SET PROBLEM: Beginning with the first line below, please repeat the material exactly, ending with the line that includes "y_diag = [0, 1]".

:::

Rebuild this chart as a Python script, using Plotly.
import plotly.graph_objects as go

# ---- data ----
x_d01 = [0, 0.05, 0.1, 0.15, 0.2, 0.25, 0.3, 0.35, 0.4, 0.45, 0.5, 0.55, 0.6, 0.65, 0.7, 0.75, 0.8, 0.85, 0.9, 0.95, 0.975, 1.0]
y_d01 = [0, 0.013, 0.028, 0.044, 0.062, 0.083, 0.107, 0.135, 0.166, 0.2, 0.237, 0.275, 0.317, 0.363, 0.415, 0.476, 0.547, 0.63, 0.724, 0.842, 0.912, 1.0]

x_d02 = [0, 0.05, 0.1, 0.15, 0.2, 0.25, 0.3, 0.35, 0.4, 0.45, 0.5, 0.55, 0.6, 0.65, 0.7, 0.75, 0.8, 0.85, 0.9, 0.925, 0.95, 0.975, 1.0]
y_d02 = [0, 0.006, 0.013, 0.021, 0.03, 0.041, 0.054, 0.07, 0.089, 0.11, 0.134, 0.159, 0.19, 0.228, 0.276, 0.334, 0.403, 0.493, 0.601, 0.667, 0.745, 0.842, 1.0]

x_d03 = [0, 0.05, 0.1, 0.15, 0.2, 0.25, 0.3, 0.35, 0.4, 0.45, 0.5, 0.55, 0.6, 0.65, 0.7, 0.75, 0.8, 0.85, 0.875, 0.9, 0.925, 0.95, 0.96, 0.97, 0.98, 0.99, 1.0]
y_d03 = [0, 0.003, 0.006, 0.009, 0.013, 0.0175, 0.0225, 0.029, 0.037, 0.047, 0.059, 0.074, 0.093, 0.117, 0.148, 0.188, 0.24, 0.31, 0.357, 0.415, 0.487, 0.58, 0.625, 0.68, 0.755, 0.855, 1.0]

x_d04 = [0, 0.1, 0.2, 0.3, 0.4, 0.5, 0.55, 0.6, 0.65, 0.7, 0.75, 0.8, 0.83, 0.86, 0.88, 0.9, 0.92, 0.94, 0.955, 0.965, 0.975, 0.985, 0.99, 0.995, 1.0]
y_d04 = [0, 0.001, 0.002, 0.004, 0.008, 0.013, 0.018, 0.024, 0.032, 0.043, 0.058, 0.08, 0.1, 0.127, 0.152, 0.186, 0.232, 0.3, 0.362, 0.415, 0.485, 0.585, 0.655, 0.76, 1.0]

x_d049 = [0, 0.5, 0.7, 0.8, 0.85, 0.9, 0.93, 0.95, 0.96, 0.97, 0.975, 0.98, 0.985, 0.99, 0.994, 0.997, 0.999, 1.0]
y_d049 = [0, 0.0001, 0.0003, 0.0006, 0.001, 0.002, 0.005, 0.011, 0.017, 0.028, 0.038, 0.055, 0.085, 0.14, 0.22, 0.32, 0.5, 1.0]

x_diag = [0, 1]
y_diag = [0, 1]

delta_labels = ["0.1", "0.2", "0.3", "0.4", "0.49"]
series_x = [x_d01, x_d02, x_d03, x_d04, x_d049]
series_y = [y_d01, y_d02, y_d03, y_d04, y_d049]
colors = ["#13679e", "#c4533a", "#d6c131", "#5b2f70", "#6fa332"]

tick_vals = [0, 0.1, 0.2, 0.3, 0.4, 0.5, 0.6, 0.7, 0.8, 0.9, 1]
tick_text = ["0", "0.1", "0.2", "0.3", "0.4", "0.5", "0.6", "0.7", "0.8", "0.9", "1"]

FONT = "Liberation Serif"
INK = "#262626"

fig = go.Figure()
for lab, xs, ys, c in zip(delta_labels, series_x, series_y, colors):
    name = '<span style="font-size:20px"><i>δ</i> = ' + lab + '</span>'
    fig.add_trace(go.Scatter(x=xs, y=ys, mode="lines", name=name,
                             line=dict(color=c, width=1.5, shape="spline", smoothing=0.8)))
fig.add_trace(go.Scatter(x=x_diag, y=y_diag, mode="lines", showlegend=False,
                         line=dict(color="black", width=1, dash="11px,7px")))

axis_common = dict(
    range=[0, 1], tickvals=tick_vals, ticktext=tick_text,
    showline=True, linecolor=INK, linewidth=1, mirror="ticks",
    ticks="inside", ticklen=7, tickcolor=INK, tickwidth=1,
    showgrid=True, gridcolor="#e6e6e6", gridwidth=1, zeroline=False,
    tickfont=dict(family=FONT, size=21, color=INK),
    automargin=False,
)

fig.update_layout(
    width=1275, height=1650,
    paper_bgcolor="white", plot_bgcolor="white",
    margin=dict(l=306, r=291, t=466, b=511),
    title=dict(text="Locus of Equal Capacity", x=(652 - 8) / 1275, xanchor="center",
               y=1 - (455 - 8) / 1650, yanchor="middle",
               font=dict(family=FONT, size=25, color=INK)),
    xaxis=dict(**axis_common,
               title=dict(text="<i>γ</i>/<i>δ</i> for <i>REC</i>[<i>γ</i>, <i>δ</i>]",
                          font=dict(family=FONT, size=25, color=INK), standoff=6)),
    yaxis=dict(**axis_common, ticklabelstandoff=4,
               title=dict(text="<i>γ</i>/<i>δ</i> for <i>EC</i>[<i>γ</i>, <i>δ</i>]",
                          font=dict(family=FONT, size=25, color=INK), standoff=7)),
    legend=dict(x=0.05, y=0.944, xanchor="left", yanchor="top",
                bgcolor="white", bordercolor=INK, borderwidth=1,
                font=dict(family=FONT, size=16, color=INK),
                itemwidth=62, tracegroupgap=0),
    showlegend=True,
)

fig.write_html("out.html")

:::

FINAL RESULT:
Rebuild this chart as a Python script, using Plotly.
import plotly.graph_objects as go

# ---- data ----
x_d01 = [0, 0.05, 0.1, 0.15, 0.2, 0.25, 0.3, 0.35, 0.4, 0.45, 0.5, 0.55, 0.6, 0.65, 0.7, 0.75, 0.8, 0.85, 0.9, 0.95, 0.975, 1.0]
y_d01 = [0, 0.013, 0.028, 0.044, 0.062, 0.083, 0.107, 0.135, 0.166, 0.2, 0.237, 0.275, 0.317, 0.363, 0.415, 0.476, 0.547, 0.63, 0.724, 0.842, 0.912, 1.0]

x_d02 = [0, 0.05, 0.1, 0.15, 0.2, 0.25, 0.3, 0.35, 0.4, 0.45, 0.5, 0.55, 0.6, 0.65, 0.7, 0.75, 0.8, 0.85, 0.9, 0.925, 0.95, 0.975, 1.0]
y_d02 = [0, 0.006, 0.013, 0.021, 0.03, 0.041, 0.054, 0.07, 0.089, 0.11, 0.134, 0.159, 0.19, 0.228, 0.276, 0.334, 0.403, 0.493, 0.601, 0.667, 0.745, 0.842, 1.0]

x_d03 = [0, 0.05, 0.1, 0.15, 0.2, 0.25, 0.3, 0.35, 0.4, 0.45, 0.5, 0.55, 0.6, 0.65, 0.7, 0.75, 0.8, 0.85, 0.875, 0.9, 0.925, 0.95, 0.96, 0.97, 0.98, 0.99, 1.0]
y_d03 = [0, 0.003, 0.006, 0.009, 0.013, 0.0175, 0.0225, 0.029, 0.037, 0.047, 0.059, 0.074, 0.093, 0.117, 0.148, 0.188, 0.24, 0.31, 0.357, 0.415, 0.487, 0.58, 0.625, 0.68, 0.755, 0.855, 1.0]

x_d04 = [0, 0.1, 0.2, 0.3, 0.4, 0.5, 0.55, 0.6, 0.65, 0.7, 0.75, 0.8, 0.83, 0.86, 0.88, 0.9, 0.92, 0.94, 0.955, 0.965, 0.975, 0.985, 0.99, 0.995, 1.0]
y_d04 = [0, 0.001, 0.002, 0.004, 0.008, 0.013, 0.018, 0.024, 0.032, 0.043, 0.058, 0.08, 0.1, 0.127, 0.152, 0.186, 0.232, 0.3, 0.362, 0.415, 0.485, 0.585, 0.655, 0.76, 1.0]

x_d049 = [0, 0.5, 0.7, 0.8, 0.85, 0.9, 0.93, 0.95, 0.96, 0.97, 0.975, 0.98, 0.985, 0.99, 0.994, 0.997, 0.999, 1.0]
y_d049 = [0, 0.0001, 0.0003, 0.0006, 0.001, 0.002, 0.005, 0.011, 0.017, 0.028, 0.038, 0.055, 0.085, 0.14, 0.22, 0.32, 0.5, 1.0]

x_diag = [0, 1]
y_diag = [0, 1]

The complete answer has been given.